それでは医療はどうあるべきかを人権の視点からみてみよう。
経済的、 社会的および文化的権利に関する国際規約のもとで作られた委員会が出した説明 (CESCR General comment 14) によれば、 健康に対する権利を実現するためには、 必要なあらゆる施設、 物資、 サービスを確保し、 条件を満たすことが大切とされている。 具体的には、 必要な医療施設やサービスが存在し、 必要とする人がそれを利用できること、 個人情報保護、 医療倫理尊重、 文化的多様性への積極的な対応がなされていること、 人の尊厳、 プライバシー保護、 医療のレベル、 安全性、 衛生管理が適切に確保たれていることなどである。 また、 委員会は、 健康の基礎となる条件として、 食料、 栄養、 住居、 安全な飲料水、 衛生、 安全で健康的な労働条件、 健康的な環境を挙げている。

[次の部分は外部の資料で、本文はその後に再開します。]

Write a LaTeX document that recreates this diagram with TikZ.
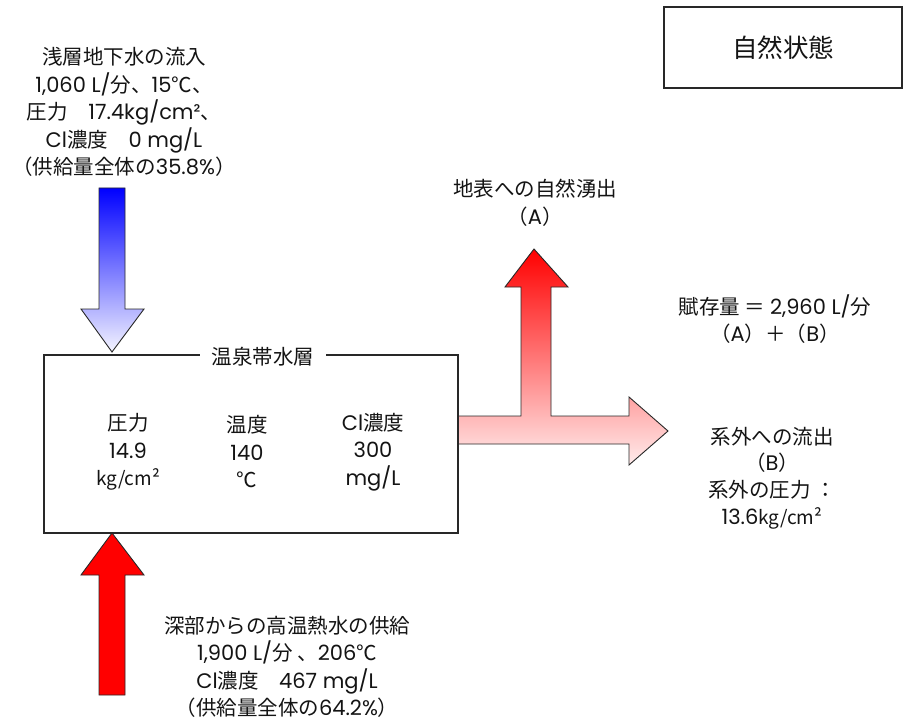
\documentclass[tikz,border=0pt]{standalone}
\usepackage{fontspec}
\setmainfont{Noto Sans CJK JP}
\newfontfamily\lat{Poppins}
\newcommand{\la}[1]{{\lat\fontsize{21}{27.5}\selectfont #1}}
\newcommand{\unitkg}{{\fontsize{19}{27}\selectfont kg/cm²}}
\definecolor{edge}{RGB}{40,40,40}
\definecolor{txt}{RGB}{20,20,20}
\definecolor{blueTop}{RGB}{0,0,255}
\definecolor{blueBot}{RGB}{244,244,255}
\definecolor{redTop}{RGB}{255,0,0}
\definecolor{redBot}{RGB}{255,236,236}
\tikzset{
  lbl/.style={align=center, text=txt, inner sep=0pt, font=\fontsize{20.5}{27.5}\selectfont},
  boxed/.style={draw=edge, line width=1.1pt, rectangle, inner sep=0pt},
  blockarrow/.style={draw=edge, line width=0.9pt, line join=miter}
}
\begin{document}
\begin{tikzpicture}[x=1pt,y=-1pt]
\useasboundingbox[fill=white] (0,0) rectangle (904,722);

% blue downward arrow (shallow groundwater inflow)
\shadedraw[blockarrow, top color=blueTop, bottom color=blueBot]
  (99,188) -- (125,188) -- (125,309) -- (144,309) -- (112,352) -- (81,309) -- (99,309) -- cycle;

% red upward arrow (deep hot water supply)
\filldraw[blockarrow, fill=redTop]
  (99,695) -- (125,695) -- (125,575) -- (144,575) -- (112,533) -- (81,575) -- (99,575) -- cycle;

% T-shaped outflow arrow
\shadedraw[blockarrow, top color=redTop, bottom color=redBot]
  (458,416) -- (521,416) -- (521,287) -- (505,287) -- (534,249) -- (568,287) -- (551,287)
  -- (551,416) -- (629,416) -- (629,397) -- (668,431) -- (629,465) -- (629,444) -- (458,444) -- cycle;

% aquifer box
\node[boxed, minimum width=414pt, minimum height=178pt] (aq) at (251,444) {};
\node[lbl, fill=white, inner xsep=12pt, inner ysep=2pt] (aqt) at (263,357) {温泉帯水層};
\node[lbl] (p) at (128,452) {圧力\\\la{14.9}\\\unitkg};
\node[lbl] (t) at (247,452) {温度\\\la{140}\\℃};
\node[lbl] (c) at (373,452) {\la{Cl}濃度\\\la{300}\\\la{mg/L}};

% state box
\node[boxed, minimum width=238pt, minimum height=81pt, font=\fontsize{25.5}{28}\selectfont, text=txt] (state) at (783,47.5) {自然状態};

% labels
\node[lbl] (shallow) at (124,112) {浅層地下水の流入\\\la{1,060 L/}分、\la{15}℃、\\圧力\quad \la{17.4kg/cm²}、\\\la{Cl}濃度\quad \la{0 mg/L}\\（供給量全体の\la{35.8\%}）};
\node[lbl] (deep) at (287,667) {深部からの高温熱水の供給\\\la{1,900 L/}分 、\la{206}℃\\\la{Cl}濃度\quad \la{467 mg/L}\\（供給量全体の\la{64.2\%}）};
\node[lbl] (surf) at (535,203) {地表への自然湧出\\（\la{A}）};
\node[lbl] (res) at (775,319) {賦存量 ＝ \la{2,960 L/}分\\（\la{A}）＋（\la{B}）};
\node[lbl, font=\fontsize{20.5}{26.7}\selectfont] (out) at (772,478) {系外への流出\\（\la{B}）\\系外の圧力 ：\\\la{13.6}\unitkg};
\end{tikzpicture}
\end{document}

これらをすべて満たして健康に対する権利を確実に保障することは容易でない。 日本の医療と公衆衛生が世界の国々の中では最高水準にあるといわれながらも深刻な課題を抱えているという現実が、 健康に対する権利という人権を尺度として計ると、 そこに潜む問題点とともに一層明らかになってくる。
ここではひとつの問題に触れるに止めたい。
古くから洋の東西を問わず、 医療は大切なもの、 尊いものとして扱われてきた。 西洋では医に携わることを 「天から授けられた特別な仕事−天職」 と考えた。 東洋では 「医は仁術」 といわれた。 いずれも、 医師は、 人を大切にすることを基本とすべきであり、 もっぱら自分の利益を求めたり、 差別をしたり、 人の貴賎によって医療行為を斟酌してはならないと諌めた。 1948年第二回世界医師会総会で採択され、 2006年に改定された 「ジュネーブ宣言」 では、 このような医師の心構えが列挙されている。 今でも医師に対する社会の期待は大きい。

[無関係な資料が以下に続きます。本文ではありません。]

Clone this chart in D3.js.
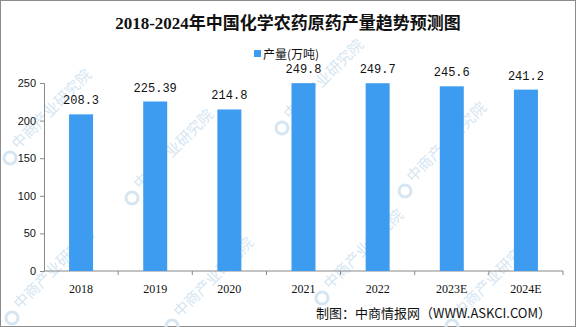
<!DOCTYPE html>
<html><head><meta charset="utf-8">
<script src="https://cdn.jsdelivr.net/npm/d3@7"></script>
<style>body{margin:0;background:#fff}svg{display:block}</style>
</head><body>
<script>
const categories = ["2018","2019","2020","2021","2022","2023E","2024E"];
const values = [208.3,225.39,214.8,249.8,249.7,245.6,241.2];
const valueLabels = ["208.3","225.39","214.8","249.8","249.7","245.6","241.2"];
const yTicks = [0,50,100,150,200,250];
const title = "2018-2024年中国化学农药原药产量趋势预测图";
const seriesName = "产量(万吨)";
const source = "制图：中商情报网（WWW.ASKCI.COM）";
const watermark = "中商产业研究院";

const W=576,H=327;
const svg=d3.select("body").append("svg").attr("width",W).attr("height",H);
svg.append("rect").attr("x",0.5).attr("y",0.5).attr("width",W-1).attr("height",H-1).attr("fill","#fff").attr("stroke","#8c8c8c");

// watermark
const wm=svg.append("g").attr("fill","#d5e6f2").attr("font-family","Noto Sans CJK SC").attr("font-size",15);
const wmPos=[[18,150],[140,190],[290,120],[413,183],[20,310],[180,318],[330,290],[460,318]];
wmPos.forEach(p=>{
  wm.append("text").attr("transform",`translate(${p[0]},${p[1]}) rotate(-45)`).text(watermark);
  wm.append("circle").attr("cx",p[0]-8).attr("cy",p[1]+8).attr("r",6).attr("fill","none").attr("stroke","#d5e6f2").attr("stroke-width",3);
});

const m={l:44,r:563,t:83,b:271};
const y=d3.scaleLinear().domain([0,250]).range([m.b,m.t]);

svg.append("text").attr("x",288).attr("y",29).attr("text-anchor","middle")
 .attr("font-family","Liberation Serif, Noto Sans CJK SC").attr("font-weight","bold").attr("font-size",17).attr("fill","#111").text(title);

svg.append("rect").attr("x",254).attr("y",50).attr("width",7).attr("height",7).attr("fill","#3d9cf0");
svg.append("text").attr("x",263).attr("y",59).attr("font-family","Noto Sans CJK SC").attr("font-size",12).attr("fill","#111").text(seriesName);

const ya=d3.axisLeft(y).tickValues(yTicks).tickSize(4).tickPadding(4);
const gy=svg.append("g").attr("transform",`translate(${m.l},0)`).call(ya);
gy.selectAll("text").attr("font-family","Liberation Sans, Arial").attr("font-size",11).attr("fill","#111");
gy.selectAll("line,path").attr("stroke","#888");

const xb=d3.scaleBand().domain(categories).range([m.l,m.r]);
const gx=svg.append("g").attr("transform",`translate(0,${m.b})`);
gx.append("line").attr("x1",m.l).attr("x2",m.r).attr("stroke","#888");
gx.selectAll("line.t").data(categories).enter().append("line").attr("class","t")
 .attr("x1",d=>xb(d)+xb.bandwidth()).attr("x2",d=>xb(d)+xb.bandwidth()).attr("y1",0).attr("y2",4).attr("stroke","#888");
gx.selectAll("text").data(categories).enter().append("text")
 .attr("x",d=>xb(d)+xb.bandwidth()/2).attr("y",22).attr("text-anchor","middle")
 .attr("font-family","Liberation Serif").attr("font-size",12).attr("fill","#111").text(d=>d);

svg.selectAll("rect.bar").data(values).enter().append("rect").attr("class","bar")
 .attr("x",(d,i)=>xb(categories[i])+xb.bandwidth()/2-12).attr("width",24)
 .attr("y",d=>y(d)).attr("height",d=>m.b-y(d)).attr("fill","#3d9cf0");

svg.selectAll("text.v").data(values).enter().append("text").attr("class","v")
 .attr("x",(d,i)=>xb(categories[i])+xb.bandwidth()/2).attr("y",d=>y(d)-10)
 .attr("text-anchor","middle").attr("font-family","Liberation Mono").attr("font-size",12).attr("fill","#111")
 .text((d,i)=>valueLabels[i]);

svg.append("text").attr("x",551).attr("y",318).attr("text-anchor","end")
 .attr("font-family","Noto Sans CJK SC").attr("font-size",13).attr("fill","#111").text(source);
</script>
</body></html>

しかしながら、 現代の医療では、 医療従事者個人の心構えとか献身的な働きにのみ依存すべきではない。 医療を受ける患者の人権とともに、 医療に関係する者の人権を 「制度的に保障」 する必要がある。 医師や看護師などの医療従事者の適切な勤務環境、 労働条件は、 健康に対する権利の実現にとっても欠くことができない。
おわりに、 医療にまつわる私の個人的な体験に触れたい。 最近まで1年数ヶ月にわたって、 C 型肝炎ビールスの治療をした。 治療を担当したスイスの大学病院の専門医は、 「治療中にも仕事や日常生活をできるだけ普通にできることが大切である」 と、 私のために治療計画を作ってくれた。 旅行中も自分で注射ができるように指導があった。 おかげで、 きつい副作用がある治療を長期間続けることができた。 患者を管理するアプローチではなかったのが有難かった。 ただし、 ビールス除去は失敗に終わった。